In Pennsylvania, former Democratic chair T.J. Rooney says, “In the grand scheme of things, the state parties tend to be the redheaded stepchild.”
Meanwhile, big donors flock to the Democratic and Republican governors associations, and similar organizations, to support candidates for lieutenant governor, attorney general and state legislature. These organizations are based in Washington, D.C., but are officially independent from the parties themselves.
More big money goes to superPACs and 501(c)(4) secret-money groups that spend independently to promote state candidates.
The trend is spurred by Citizens United, the Supreme Court ruling in 2010, and other court decisions that make it easier for big donors to get involved. These groups have no contribution limits. Some don’t have to disclose their donors.

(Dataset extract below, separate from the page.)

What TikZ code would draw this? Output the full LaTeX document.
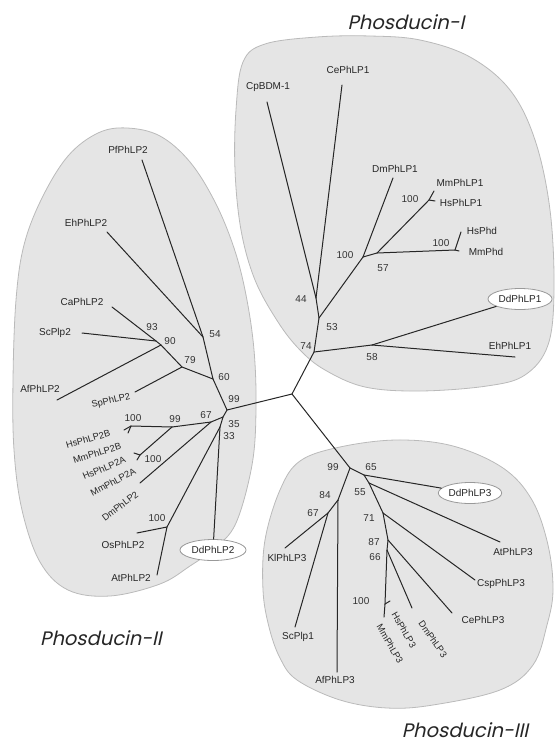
\documentclass[tikz,border=0pt]{standalone}
\usepackage{fontspec}
\setmainfont{Liberation Sans}
\newfontfamily\titlefont[FakeSlant=0.22]{Poppins}
\usetikzlibrary{shapes.geometric}
\tikzset{
  br/.style={draw=black!85, line width=1pt, line cap=round},
  lab/.style={font=\fontsize{10}{11}\selectfont, text=black!85, inner sep=0pt},
  rlab/.style={font=\fontsize{9.3}{10}\selectfont, text=black!85, inner sep=0pt},
  bs/.style={font=\fontsize{10}{11}\selectfont, text=black!80, inner sep=0pt},
  blob/.style={fill=black!10, draw=black!27, line width=0.8pt},
  ddbox/.style={ellipse, draw=black!40, fill=white, line width=0.8pt, minimum width=64pt, minimum height=21pt, inner sep=1pt, font=\fontsize{10}{11}\selectfont, text=black!85},
  ttl/.style={font=\titlefont\fontsize{19.5}{22}\selectfont, text=black!85, inner sep=0pt}
}
\begin{document}
\begin{tikzpicture}[x=1pt,y=-1pt]
\useasboundingbox (0,0) rectangle (559,744);
% ---------- clade regions ----------
\path[blob] plot[smooth cycle, tension=0.6] coordinates {(236,110) (243,62) (265,44) (317,37) (370,36) (420,40) (470,57) (510,90) (535,140) (550,210) (554,290) (548,345) (525,375) (487,386) (420,391) (365,387) (325,370) (300,350) (278,322) (255,280) (241,230) (235,170)};
\path[blob] plot[smooth cycle, tension=0.6] coordinates {(127,128) (160,136) (190,162) (215,202) (234,248) (246,295) (254,350) (256,410) (252,465) (236,523) (215,548) (190,566) (160,584) (110,596) (68,590) (40,562) (22,510) (14,450) (13,380) (16,300) (24,245) (42,198) (68,156) (98,133)};
\path[blob] plot[smooth cycle, tension=0.6] coordinates {(397,440) (453,446) (503,468) (532,500) (548,545) (553,590) (547,625) (533,665) (500,690) (433,705) (387,708) (340,700) (297,680) (280,658) (269,627) (263,590) (265,540) (280,490) (300,461) (340,447)};
% ---------- titles ----------
\node[ttl] (t1) at (406,22) {Phosducin-I};
\node[ttl] (t2) at (101,638) {Phosducin-II};
\node[ttl] (t3) at (465,730) {Phosducin-III};
% ---------- tree coordinates ----------
\coordinate (R) at (292,394);
% Phosducin-I
\coordinate (n74) at (314,352);
\coordinate (n58) at (372,345);
\coordinate (tEh1) at (515,357);
\coordinate (n53) at (319,318);
\coordinate (n44) at (316,298);
\coordinate (tCp) at (267,102);
\coordinate (tCe) at (342,85);
\coordinate (n100a) at (363,257);
\coordinate (tDm1) at (393,178);
\coordinate (n57) at (377,253);
\coordinate (nPhd) at (455,250);
\coordinate (tHsPhd) at (461,232);
\coordinate (tMmPhd) at (459,251);
\coordinate (nPhLP1) at (429,200);
\coordinate (tMm1) at (434,191);
\coordinate (tHs1) at (435,201);
% Phosducin-II
\coordinate (n99) at (227,410);
\coordinate (n60) at (213,379);
\coordinate (n54) at (203,337);
\coordinate (tPf) at (142,160);
\coordinate (tEh2) at (107,232);
\coordinate (n79) at (182,367);
\coordinate (tSp) at (135,392);
\coordinate (n90) at (161,345);
\coordinate (n93) at (156,341);
\coordinate (tAf2) at (57,400);
\coordinate (tCa2) at (112,307);
\coordinate (tSc2) at (82,333);
\coordinate (n35) at (223,417);
\coordinate (n33) at (220,427);
\coordinate (n67) at (211,422);
\coordinate (n99b) at (172,427);
\coordinate (n100B) at (131,426);
\coordinate (tHs2B) at (124,430);
\coordinate (tMm2B) at (128,433);
\coordinate (n100A) at (140,455);
\coordinate (tHs2A) at (134,453);
\coordinate (tMm2A) at (137,460);
\coordinate (tDm2) at (140,483);
\coordinate (n100os) at (167,527);
\coordinate (tOs) at (137,533);
\coordinate (tAt2) at (157,575);
% Phosducin-III
\coordinate (n99c) at (350,468);
\coordinate (n65) at (364,475);
\coordinate (n55) at (369,483);
\coordinate (tAt3) at (500,542);
\coordinate (n71) at (383,513);
\coordinate (tCsp) at (475,580);
\coordinate (n87) at (388,540);
\coordinate (tCe3) at (452,613);
\coordinate (n66) at (387,550);
\coordinate (tDm3) at (412,608);
\coordinate (n100c) at (385,604);
\coordinate (tHs3) at (390,601);
\coordinate (tMm3) at (384,617);
\coordinate (n84) at (338,500);
\coordinate (tAf3) at (337,672);
\coordinate (n67c) at (328,513);
\coordinate (tKl) at (285,548);
\coordinate (tSc1) at (295,627);
% ---------- boxed leaves ----------
\node[ddbox] (dd1) at (520,299) {DdPhLP1};
\node[ddbox, minimum width=66pt] (dd2) at (213,550) {DdPhLP2};
\node[ddbox, minimum width=60pt] (dd3) at (470,493) {DdPhLP3};
% ---------- branches ----------
% Phosducin-I
\draw[br] (R) -- (n74);
\draw[br] (n74) -- (n58);
\draw[br] (n58) -- (dd1);
\draw[br] (n58) -- (tEh1);
\draw[br] (n74) -- (n53);
\draw[br] (n53) -- (n44);
\draw[br] (n44) -- (tCp);
\draw[br] (n44) -- (tCe);
\draw[br] (n53) -- (n100a);
\draw[br] (n100a) -- (tDm1);
\draw[br] (n100a) -- (n57);
\draw[br] (n57) -- (nPhd);
\draw[br] (nPhd) -- (tHsPhd);
\draw[br] (nPhd) -- (tMmPhd);
\draw[br] (n57) -- (nPhLP1);
\draw[br] (nPhLP1) -- (tMm1);
\draw[br] (nPhLP1) -- (tHs1);
% Phosducin-II
\draw[br] (R) -- (n99);
\draw[br] (n99) -- (n60);
\draw[br] (n60) -- (n54);
\draw[br] (n54) -- (tPf);
\draw[br] (n54) -- (tEh2);
\draw[br] (n60) -- (n79);
\draw[br] (n79) -- (tSp);
\draw[br] (n79) -- (n90);
\draw[br] (n90) -- (tAf2);
\draw[br] (n90) -- (n93);
\draw[br] (n93) -- (tCa2);
\draw[br] (n93) -- (tSc2);
\draw[br] (n99) -- (n35);
\draw[br] (n35) -- (n67);
\draw[br] (n35) -- (n33);
\draw[br] (n67) -- (tDm2);
\draw[br] (n67) -- (n99b);
\draw[br] (n99b) -- (n100B);
\draw[br] (n100B) -- (tHs2B);
\draw[br] (n100B) -- (tMm2B);
\draw[br] (n99b) -- (n100A);
\draw[br] (n100A) -- (tHs2A);
\draw[br] (n100A) -- (tMm2A);
\draw[br] (n33) -- (n100os);
\draw[br] (n100os) -- (tOs);
\draw[br] (n100os) -- (tAt2);
\draw[br] (n33) -- (dd2);
% Phosducin-III
\draw[br] (R) -- (n99c);
\draw[br] (n99c) -- (n65);
\draw[br] (n65) -- (dd3);
\draw[br] (n65) -- (n55);
\draw[br] (n55) -- (tAt3);
\draw[br] (n55) -- (n71);
\draw[br] (n71) -- (tCsp);
\draw[br] (n71) -- (n87);
\draw[br] (n87) -- (tCe3);
\draw[br] (n87) -- (n66);
\draw[br] (n66) -- (tDm3);
\draw[br] (n66) -- (n100c);
\draw[br] (n100c) -- (tHs3);
\draw[br] (n100c) -- (tMm3);
\draw[br] (n99c) -- (n84);
\draw[br] (n84) -- (tAf3);
\draw[br] (n84) -- (n67c);
\draw[br] (n67c) -- (tKl);
\draw[br] (n67c) -- (tSc1);
% ---------- leaf labels ----------
\node[lab] (lCp) at (268,87) {CpBDM-1};
\node[lab] (lCe) at (348,70) {CePhLP1};
\node[lab] (lDm1) at (395,169) {DmPhLP1};
\node[lab] (lMm1) at (460,183) {MmPhLP1};
\node[lab] (lHs1) at (461,203) {HsPhLP1};
\node[lab] (lHsPhd) at (482,231) {HsPhd};
\node[lab] (lMmPhd) at (486,252) {MmPhd};
\node[lab] (lEh1) at (510,346) {EhPhLP1};
\node[lab] (lPf) at (128,150) {PfPhLP2};
\node[lab] (lEh2) at (86,223) {EhPhLP2};
\node[lab] (lCa2) at (82,302) {CaPhLP2};
\node[lab] (lSc2) at (55,333) {ScPlp2};
\node[lab] (lAf2) at (40,389) {AfPhLP2};
\node[rlab, rotate=13] (lSp) at (111,401) {SpPhLP2};
\node[rlab, rotate=16] (lHs2B) at (88,439) {HsPhLP2B};
\node[rlab, rotate=17] (lMm2B) at (97,453) {MmPhLP2B};
\node[rlab, rotate=23] (lHs2A) at (104,468) {HsPhLP2A};
\node[rlab, rotate=28] (lMm2A) at (113,482) {MmPhLP2A};
\node[rlab, rotate=37] (lDm2) at (120,506) {DmPhLP2};
\node[lab] (lOs) at (123,545) {OsPhLP2};
\node[lab] (lAt2) at (131,578) {AtPhLP2};
\node[lab] (lAt3) at (513,552) {AtPhLP3};
\node[lab] (lCsp) at (501,584) {CspPhLP3};
\node[lab] (lCe3) at (483,620) {CePhLP3};
\node[rlab, rotate=-55] (lDm3) at (433,639) {DmPhLP3};
\node[rlab, rotate=-60] (lHs3) at (404,630) {HsPhLP3};
\node[rlab, rotate=-60] (lMm3) at (390,644) {MmPhLP3};
\node[lab] (lKl) at (287,558) {KlPhLP3};
\node[lab] (lSc1) at (298,637) {ScPlp1};
\node[lab] (lAf3) at (335,680) {AfPhLP3};
% ---------- bootstrap values ----------
\node[bs] (b74) at (306,346) {74};
\node[bs] (b58) at (372,357) {58};
\node[bs] (b44) at (301,299) {44};
\node[bs] (b53) at (332,327) {53};
\node[bs] (b100a) at (345,255) {100};
\node[bs] (b57) at (383,268) {57};
\node[bs] (b100p) at (410,199) {100};
\node[bs] (b100d) at (441,243) {100};
\node[bs] (b99) at (234,399) {99};
\node[bs] (b60) at (224,377) {60};
\node[bs] (b54) at (215,334) {54};
\node[bs] (b79) at (190,360) {79};
\node[bs] (b90) at (170,341) {90};
\node[bs] (b93) at (152,327) {93};
\node[bs] (b35) at (234,424) {35};
\node[bs] (b33) at (229,436) {33};
\node[bs] (b67) at (206,415) {67};
\node[bs] (b99b) at (175,419) {99};
\node[bs] (b100B) at (133,418) {100};
\node[bs] (b100A) at (153,459) {100};
\node[bs] (b100os) at (157,518) {100};
\node[bs] (b99c) at (333,467) {99};
\node[bs] (b65) at (371,467) {65};
\node[bs] (b55) at (360,492) {55};
\node[bs] (b71) at (369,518) {71};
\node[bs] (b87) at (374,542) {87};
\node[bs] (b66) at (375,557) {66};
\node[bs] (b100c) at (361,601) {100};
\node[bs] (b84) at (325,495) {84};
\node[bs] (b67c) at (313,513) {67};
\end{tikzpicture}
\end{document}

Many state party officials fear these nonparty groups are displacing the state parties in activities such as advertising and get-out-the-vote.
“Listen,” says Rooney, the former Democratic chair in Pennsylvania, “the vast majority of political donors are no different than donors to any other organization: They want to see a return on their investment.”
What’s not getting done so much is the unglamorous business of party-building.
But Michael Malbin, director of the nonpartisan Campaign Finance Institute, has a different analysis. He says power and money have been gravitating toward Washington for decades, long before the McCain-Feingold law took hold.
“Party politics is becoming nationalized,” Malbin says. “That’s not because of McCain-Feingold.”
Whatever the cause, Washington politicians show little interest in helping the state parties.
In December, Congress raised the limit on what the national parties can accept from a single donor. Without that change, a willing donor could have given the three Democratic or Republican committees a grand total of $200,400 in this election cycle. With the new rules in effect, the limit is $1.4 million.
The legislation had not a word about helping the state parties.